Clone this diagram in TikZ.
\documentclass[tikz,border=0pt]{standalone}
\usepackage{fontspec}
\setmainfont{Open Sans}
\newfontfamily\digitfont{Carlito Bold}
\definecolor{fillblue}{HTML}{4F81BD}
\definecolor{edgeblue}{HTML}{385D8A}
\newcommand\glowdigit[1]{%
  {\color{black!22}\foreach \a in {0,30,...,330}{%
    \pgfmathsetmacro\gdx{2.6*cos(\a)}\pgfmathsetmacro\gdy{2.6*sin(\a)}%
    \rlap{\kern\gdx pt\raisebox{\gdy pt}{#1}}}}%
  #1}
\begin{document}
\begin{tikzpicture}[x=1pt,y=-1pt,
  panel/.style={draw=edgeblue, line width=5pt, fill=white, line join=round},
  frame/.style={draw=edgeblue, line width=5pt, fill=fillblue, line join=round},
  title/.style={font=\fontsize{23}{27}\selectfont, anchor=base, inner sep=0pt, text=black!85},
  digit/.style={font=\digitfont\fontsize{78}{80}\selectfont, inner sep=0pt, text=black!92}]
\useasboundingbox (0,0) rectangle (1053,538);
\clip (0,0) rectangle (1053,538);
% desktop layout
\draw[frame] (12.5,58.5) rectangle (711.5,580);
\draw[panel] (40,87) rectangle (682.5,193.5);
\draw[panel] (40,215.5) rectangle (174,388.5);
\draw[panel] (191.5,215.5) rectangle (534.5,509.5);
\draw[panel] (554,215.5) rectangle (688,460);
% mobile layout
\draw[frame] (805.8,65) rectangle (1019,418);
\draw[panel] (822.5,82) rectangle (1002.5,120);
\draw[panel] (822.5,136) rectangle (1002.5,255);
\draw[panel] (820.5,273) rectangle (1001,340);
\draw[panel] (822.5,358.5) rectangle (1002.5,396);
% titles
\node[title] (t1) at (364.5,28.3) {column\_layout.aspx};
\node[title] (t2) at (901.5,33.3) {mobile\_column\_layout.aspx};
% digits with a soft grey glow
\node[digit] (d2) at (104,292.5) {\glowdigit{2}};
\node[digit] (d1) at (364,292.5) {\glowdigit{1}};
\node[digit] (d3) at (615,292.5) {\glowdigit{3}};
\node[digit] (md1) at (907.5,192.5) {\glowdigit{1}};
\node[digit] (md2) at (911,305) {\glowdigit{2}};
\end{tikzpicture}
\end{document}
══════
Given task: Give back all the data exactly as written.

The response:
Clone this diagram in TikZ.
\documentclass[tikz,border=0pt]{standalone}
\usepackage{fontspec}
\setmainfont{Open Sans}
\newfontfamily\digitfont{Carlito Bold}
\definecolor{fillblue}{HTML}{4F81BD}
\definecolor{edgeblue}{HTML}{385D8A}
\newcommand\glowdigit[1]{%
  {\color{black!22}\foreach \a in {0,30,...,330}{%
    \pgfmathsetmacro\gdx{2.6*cos(\a)}\pgfmathsetmacro\gdy{2.6*sin(\a)}%
    \rlap{\kern\gdx pt\raisebox{\gdy pt}{#1}}}}%
  #1}
\begin{document}
\begin{tikzpicture}[x=1pt,y=-1pt,
  panel/.style={draw=edgeblue, line width=5pt, fill=white, line join=round},
  frame/.style={draw=edgeblue, line width=5pt, fill=fillblue, line join=round},
  title/.style={font=\fontsize{23}{27}\selectfont, anchor=base, inner sep=0pt, text=black!85},
  digit/.style={font=\digitfont\fontsize{78}{80}\selectfont, inner sep=0pt, text=black!92}]
\useasboundingbox (0,0) rectangle (1053,538);
\clip (0,0) rectangle (1053,538);
% desktop layout
\draw[frame] (12.5,58.5) rectangle (711.5,580);
\draw[panel] (40,87) rectangle (682.5,193.5);
\draw[panel] (40,215.5) rectangle (174,388.5);
\draw[panel] (191.5,215.5) rectangle (534.5,509.5);
\draw[panel] (554,215.5) rectangle (688,460);
% mobile layout
\draw[frame] (805.8,65) rectangle (1019,418);
\draw[panel] (822.5,82) rectangle (1002.5,120);
\draw[panel] (822.5,136) rectangle (1002.5,255);
\draw[panel] (820.5,273) rectangle (1001,340);
\draw[panel] (822.5,358.5) rectangle (1002.5,396);
% titles
\node[title] (t1) at (364.5,28.3) {column\_layout.aspx};
\node[title] (t2) at (901.5,33.3) {mobile\_column\_layout.aspx};
% digits with a soft grey glow
\node[digit] (d2) at (104,292.5) {\glowdigit{2}};
\node[digit] (d1) at (364,292.5) {\glowdigit{1}};
\node[digit] (d3) at (615,292.5) {\glowdigit{3}};
\node[digit] (md1) at (907.5,192.5) {\glowdigit{1}};
\node[digit] (md2) at (911,305) {\glowdigit{2}};
\end{tikzpicture}
\end{document}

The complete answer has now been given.